%%

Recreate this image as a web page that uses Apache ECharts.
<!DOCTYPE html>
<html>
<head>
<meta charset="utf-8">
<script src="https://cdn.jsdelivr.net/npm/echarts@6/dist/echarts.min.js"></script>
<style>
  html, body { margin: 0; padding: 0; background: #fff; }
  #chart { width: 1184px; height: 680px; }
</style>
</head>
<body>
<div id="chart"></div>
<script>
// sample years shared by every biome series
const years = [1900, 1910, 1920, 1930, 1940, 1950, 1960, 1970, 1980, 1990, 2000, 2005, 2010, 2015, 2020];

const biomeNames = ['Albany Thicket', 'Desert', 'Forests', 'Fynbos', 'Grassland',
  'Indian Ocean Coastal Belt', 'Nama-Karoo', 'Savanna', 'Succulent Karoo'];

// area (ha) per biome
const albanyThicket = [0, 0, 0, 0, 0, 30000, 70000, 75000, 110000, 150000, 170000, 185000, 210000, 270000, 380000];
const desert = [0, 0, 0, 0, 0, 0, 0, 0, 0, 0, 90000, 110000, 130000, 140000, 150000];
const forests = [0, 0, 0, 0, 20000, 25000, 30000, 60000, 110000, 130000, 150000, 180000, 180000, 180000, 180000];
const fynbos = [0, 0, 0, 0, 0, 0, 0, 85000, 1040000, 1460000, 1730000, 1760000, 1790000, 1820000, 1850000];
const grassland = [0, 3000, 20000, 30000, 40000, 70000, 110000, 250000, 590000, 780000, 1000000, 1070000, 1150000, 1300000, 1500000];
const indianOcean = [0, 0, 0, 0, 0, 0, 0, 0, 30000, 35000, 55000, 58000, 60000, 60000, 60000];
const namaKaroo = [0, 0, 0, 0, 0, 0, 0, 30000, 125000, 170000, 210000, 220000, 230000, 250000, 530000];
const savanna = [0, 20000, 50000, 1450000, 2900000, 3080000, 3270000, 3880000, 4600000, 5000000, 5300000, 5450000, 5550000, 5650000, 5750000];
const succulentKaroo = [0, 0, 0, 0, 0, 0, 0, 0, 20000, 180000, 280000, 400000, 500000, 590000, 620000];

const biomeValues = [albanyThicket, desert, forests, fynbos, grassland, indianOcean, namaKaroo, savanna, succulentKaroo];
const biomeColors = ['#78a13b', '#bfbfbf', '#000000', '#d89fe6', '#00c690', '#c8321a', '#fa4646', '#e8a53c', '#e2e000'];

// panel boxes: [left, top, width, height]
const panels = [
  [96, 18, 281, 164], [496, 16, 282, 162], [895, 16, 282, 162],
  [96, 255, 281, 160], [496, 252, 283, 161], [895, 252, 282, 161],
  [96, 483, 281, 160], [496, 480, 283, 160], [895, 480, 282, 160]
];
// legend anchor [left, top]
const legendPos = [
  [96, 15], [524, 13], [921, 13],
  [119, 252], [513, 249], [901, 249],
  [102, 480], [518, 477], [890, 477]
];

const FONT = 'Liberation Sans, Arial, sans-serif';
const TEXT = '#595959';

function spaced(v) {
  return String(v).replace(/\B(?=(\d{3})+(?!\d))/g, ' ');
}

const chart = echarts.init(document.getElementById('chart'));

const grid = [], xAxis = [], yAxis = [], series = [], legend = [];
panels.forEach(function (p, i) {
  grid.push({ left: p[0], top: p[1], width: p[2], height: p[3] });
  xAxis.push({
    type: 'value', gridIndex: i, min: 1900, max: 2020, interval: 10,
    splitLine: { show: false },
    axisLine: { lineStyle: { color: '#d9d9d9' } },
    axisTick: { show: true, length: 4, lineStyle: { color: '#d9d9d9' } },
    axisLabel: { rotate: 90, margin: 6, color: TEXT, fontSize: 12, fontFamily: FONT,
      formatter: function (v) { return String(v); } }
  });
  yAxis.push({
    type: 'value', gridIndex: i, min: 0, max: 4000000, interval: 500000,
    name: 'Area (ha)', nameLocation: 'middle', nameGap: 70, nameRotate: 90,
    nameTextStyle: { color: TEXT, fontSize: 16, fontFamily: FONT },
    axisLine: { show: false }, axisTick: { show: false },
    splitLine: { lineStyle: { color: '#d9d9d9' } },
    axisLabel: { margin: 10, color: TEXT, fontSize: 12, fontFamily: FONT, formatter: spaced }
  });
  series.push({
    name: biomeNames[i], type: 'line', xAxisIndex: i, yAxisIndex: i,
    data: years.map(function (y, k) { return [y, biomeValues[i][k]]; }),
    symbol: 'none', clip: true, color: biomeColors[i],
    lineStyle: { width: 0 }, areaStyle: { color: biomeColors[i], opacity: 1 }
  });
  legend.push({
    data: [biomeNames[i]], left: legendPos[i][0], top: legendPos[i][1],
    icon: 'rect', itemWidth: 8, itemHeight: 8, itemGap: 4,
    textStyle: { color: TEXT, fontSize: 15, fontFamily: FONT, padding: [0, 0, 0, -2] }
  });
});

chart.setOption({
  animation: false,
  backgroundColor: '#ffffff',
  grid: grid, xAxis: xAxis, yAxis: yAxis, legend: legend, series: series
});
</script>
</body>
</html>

%%
%%

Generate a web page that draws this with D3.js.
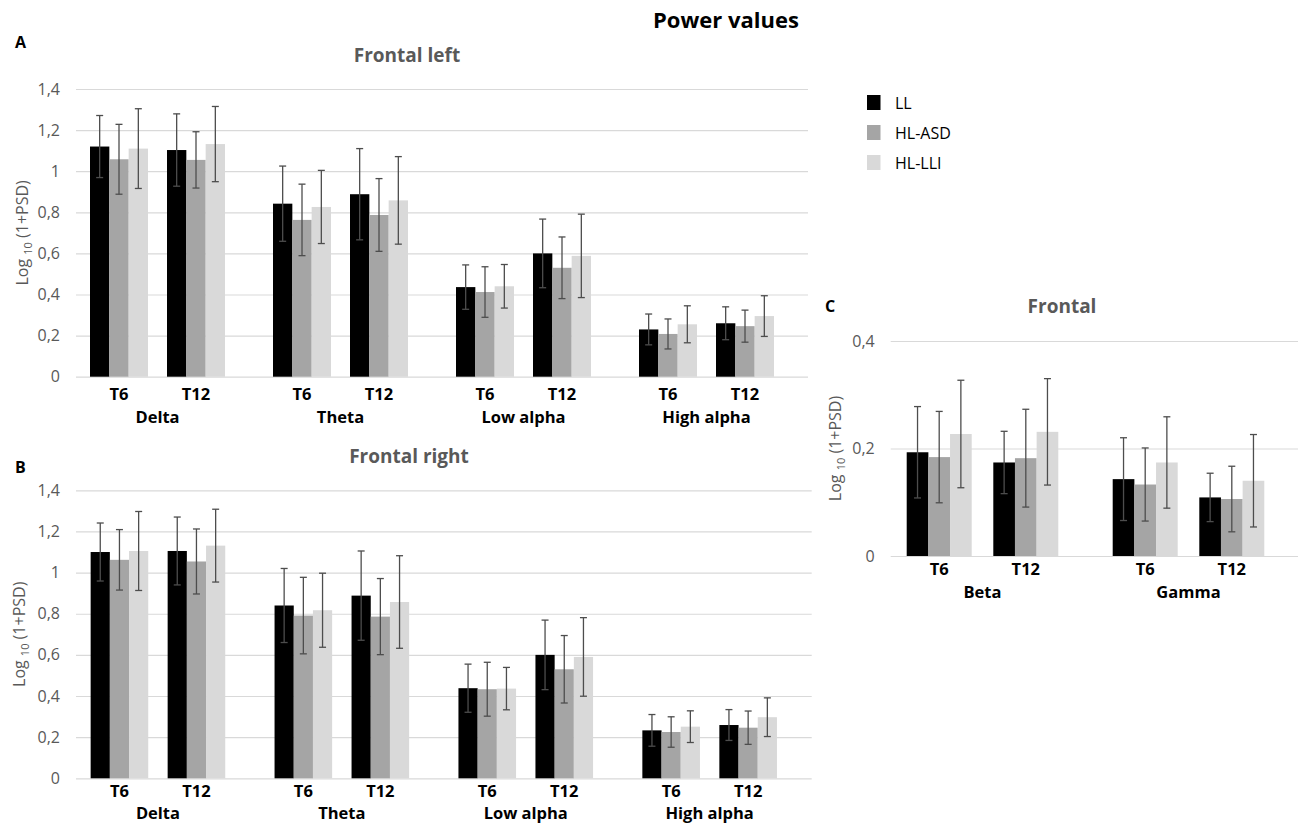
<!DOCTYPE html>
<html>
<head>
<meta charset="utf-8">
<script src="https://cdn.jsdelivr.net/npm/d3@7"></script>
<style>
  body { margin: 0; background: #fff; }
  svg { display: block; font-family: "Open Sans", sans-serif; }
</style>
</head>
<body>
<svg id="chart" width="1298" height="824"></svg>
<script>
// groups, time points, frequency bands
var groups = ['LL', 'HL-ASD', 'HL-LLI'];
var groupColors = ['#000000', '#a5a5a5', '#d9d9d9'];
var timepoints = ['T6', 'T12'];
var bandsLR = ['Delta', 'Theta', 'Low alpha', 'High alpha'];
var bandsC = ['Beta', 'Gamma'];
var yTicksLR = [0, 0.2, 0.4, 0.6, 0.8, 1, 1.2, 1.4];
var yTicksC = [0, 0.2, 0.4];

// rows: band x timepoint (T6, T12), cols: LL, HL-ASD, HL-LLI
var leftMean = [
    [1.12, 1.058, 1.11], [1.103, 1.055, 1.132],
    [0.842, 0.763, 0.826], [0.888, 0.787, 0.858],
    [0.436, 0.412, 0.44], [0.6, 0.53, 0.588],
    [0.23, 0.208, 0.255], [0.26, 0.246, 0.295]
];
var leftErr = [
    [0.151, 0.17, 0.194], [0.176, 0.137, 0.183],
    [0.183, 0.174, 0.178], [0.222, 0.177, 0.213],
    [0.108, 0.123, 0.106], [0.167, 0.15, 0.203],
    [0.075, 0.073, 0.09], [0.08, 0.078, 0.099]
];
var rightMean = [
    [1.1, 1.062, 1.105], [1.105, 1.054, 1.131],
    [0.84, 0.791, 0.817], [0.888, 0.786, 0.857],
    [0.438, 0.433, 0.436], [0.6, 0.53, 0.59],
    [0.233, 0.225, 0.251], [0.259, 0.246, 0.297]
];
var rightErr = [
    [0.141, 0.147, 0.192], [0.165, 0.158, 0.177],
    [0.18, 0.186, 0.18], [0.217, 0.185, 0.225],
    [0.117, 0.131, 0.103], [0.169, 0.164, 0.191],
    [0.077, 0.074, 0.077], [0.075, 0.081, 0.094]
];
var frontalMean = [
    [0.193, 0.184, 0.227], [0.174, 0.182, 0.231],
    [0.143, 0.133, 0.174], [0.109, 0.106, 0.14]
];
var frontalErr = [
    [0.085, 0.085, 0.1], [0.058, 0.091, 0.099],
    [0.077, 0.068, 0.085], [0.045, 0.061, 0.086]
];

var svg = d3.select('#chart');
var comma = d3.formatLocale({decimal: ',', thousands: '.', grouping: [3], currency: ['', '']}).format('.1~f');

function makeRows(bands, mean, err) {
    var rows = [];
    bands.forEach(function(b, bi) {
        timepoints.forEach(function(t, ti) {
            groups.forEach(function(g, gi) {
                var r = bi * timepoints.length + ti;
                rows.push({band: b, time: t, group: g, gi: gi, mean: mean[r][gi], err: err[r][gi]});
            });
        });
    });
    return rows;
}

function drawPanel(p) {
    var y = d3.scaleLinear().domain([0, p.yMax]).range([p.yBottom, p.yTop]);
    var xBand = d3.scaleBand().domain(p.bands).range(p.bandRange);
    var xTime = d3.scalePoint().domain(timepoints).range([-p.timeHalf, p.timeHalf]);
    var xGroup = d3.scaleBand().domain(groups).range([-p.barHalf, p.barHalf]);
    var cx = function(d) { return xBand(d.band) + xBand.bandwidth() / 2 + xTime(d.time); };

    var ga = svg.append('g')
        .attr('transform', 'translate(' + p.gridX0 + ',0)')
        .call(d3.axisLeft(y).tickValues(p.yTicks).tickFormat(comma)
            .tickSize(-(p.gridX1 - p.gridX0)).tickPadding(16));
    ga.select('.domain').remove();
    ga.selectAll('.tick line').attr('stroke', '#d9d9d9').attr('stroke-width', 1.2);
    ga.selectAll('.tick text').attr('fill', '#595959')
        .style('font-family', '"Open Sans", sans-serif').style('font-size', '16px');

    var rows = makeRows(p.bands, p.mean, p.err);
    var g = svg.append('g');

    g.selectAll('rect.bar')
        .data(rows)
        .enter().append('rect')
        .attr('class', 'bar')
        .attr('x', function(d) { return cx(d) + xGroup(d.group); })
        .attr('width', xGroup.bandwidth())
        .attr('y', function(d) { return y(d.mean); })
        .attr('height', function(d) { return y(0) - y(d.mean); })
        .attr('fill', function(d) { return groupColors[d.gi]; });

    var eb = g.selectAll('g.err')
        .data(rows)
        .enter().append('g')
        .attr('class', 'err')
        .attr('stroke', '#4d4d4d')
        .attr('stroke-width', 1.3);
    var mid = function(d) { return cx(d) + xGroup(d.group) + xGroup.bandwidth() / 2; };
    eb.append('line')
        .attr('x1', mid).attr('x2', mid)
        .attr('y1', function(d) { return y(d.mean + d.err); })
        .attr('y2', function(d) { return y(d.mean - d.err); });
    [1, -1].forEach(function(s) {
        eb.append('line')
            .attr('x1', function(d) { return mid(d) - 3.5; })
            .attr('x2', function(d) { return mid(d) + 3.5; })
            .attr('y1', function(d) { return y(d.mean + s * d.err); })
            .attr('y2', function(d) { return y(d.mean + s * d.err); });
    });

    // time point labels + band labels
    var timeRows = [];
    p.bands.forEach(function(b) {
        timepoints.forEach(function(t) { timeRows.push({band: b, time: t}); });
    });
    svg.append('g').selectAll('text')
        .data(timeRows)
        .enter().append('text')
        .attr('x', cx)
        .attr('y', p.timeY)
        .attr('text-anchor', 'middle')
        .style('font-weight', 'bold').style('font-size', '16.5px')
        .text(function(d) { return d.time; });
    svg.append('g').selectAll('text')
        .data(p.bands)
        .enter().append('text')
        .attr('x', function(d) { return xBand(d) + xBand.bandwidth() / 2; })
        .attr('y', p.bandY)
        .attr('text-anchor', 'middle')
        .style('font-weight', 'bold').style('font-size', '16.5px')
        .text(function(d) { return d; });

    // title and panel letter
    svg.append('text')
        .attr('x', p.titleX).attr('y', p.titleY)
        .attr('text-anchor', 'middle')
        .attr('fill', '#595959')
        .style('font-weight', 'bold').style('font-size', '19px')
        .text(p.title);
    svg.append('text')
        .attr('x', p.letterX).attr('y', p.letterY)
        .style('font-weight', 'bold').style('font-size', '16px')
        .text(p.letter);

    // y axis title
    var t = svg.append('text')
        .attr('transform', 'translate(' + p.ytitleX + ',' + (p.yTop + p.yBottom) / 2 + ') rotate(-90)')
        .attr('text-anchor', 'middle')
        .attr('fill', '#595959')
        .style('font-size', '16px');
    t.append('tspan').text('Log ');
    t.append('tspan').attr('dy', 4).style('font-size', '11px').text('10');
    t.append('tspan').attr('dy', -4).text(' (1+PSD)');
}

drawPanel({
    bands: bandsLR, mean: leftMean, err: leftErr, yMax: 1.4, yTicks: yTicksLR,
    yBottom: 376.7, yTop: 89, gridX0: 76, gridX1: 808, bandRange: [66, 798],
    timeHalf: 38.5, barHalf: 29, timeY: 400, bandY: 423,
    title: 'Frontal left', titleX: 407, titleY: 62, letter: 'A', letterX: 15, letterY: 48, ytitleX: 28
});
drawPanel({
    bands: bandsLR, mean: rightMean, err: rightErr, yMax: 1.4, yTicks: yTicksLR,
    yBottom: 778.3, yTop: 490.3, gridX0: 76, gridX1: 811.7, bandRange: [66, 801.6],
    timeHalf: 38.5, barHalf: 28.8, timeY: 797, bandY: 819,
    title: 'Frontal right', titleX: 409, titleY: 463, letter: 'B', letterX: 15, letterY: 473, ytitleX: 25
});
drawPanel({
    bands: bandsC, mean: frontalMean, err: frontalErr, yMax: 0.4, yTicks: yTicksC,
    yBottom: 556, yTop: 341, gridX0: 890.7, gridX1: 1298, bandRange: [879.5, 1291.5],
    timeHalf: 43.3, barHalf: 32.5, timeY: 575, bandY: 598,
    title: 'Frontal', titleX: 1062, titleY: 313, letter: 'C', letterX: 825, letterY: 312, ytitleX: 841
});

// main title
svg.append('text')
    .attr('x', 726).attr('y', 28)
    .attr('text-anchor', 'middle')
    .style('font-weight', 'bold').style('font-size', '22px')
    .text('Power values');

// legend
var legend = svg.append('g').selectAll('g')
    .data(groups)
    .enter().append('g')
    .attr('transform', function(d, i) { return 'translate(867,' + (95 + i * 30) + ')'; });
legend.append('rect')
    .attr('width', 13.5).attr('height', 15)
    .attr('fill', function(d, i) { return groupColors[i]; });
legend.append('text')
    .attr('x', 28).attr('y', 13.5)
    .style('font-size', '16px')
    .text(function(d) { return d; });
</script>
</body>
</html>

%%
%%

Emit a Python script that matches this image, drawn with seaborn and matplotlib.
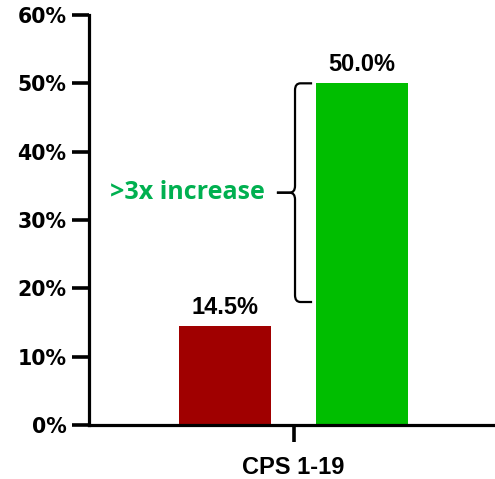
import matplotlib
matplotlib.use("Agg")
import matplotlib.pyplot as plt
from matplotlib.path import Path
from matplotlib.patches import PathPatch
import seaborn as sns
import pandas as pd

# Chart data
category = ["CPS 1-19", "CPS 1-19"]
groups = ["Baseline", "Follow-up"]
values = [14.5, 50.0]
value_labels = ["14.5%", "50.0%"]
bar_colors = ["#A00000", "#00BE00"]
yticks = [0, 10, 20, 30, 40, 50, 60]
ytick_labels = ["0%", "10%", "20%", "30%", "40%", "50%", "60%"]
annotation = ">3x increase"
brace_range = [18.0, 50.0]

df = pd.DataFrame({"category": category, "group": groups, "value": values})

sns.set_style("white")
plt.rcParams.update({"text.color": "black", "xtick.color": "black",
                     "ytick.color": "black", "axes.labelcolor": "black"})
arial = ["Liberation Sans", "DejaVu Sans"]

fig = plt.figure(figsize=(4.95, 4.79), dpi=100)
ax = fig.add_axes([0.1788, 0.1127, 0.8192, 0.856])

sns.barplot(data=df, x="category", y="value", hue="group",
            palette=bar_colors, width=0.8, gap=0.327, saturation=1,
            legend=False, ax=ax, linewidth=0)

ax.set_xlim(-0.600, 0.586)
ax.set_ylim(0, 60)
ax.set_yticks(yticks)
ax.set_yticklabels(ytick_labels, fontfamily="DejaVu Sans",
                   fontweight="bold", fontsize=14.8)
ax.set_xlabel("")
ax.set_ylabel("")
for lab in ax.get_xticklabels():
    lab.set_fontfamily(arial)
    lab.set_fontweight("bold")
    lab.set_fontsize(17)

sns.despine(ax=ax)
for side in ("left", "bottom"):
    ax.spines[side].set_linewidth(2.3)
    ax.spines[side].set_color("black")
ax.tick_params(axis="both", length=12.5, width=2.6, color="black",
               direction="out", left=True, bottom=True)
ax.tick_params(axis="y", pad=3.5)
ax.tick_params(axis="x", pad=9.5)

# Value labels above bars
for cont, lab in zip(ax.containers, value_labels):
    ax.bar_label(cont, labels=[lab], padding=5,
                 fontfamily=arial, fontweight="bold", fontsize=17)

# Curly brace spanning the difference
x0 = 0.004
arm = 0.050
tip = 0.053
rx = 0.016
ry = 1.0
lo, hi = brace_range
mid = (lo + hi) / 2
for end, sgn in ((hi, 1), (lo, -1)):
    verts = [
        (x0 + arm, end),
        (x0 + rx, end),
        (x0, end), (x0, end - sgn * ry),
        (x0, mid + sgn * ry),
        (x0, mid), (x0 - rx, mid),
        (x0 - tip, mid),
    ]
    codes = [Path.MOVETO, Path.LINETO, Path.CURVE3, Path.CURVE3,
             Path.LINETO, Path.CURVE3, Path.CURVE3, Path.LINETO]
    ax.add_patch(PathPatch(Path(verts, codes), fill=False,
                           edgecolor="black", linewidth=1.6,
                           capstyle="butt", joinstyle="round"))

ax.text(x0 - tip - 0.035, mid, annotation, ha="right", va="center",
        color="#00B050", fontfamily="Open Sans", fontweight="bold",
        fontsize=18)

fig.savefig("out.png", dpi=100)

%%

Short task
Print the line above containing "Emit a Python", the line containing "import pandas as pd", and everything between them, exactly as written. Pictures stay out.

Correct result
Emit a Python script that matches this image, drawn with seaborn and matplotlib.
import matplotlib
matplotlib.use("Agg")
import matplotlib.pyplot as plt
from matplotlib.path import Path
from matplotlib.patches import PathPatch
import seaborn as sns
import pandas as pd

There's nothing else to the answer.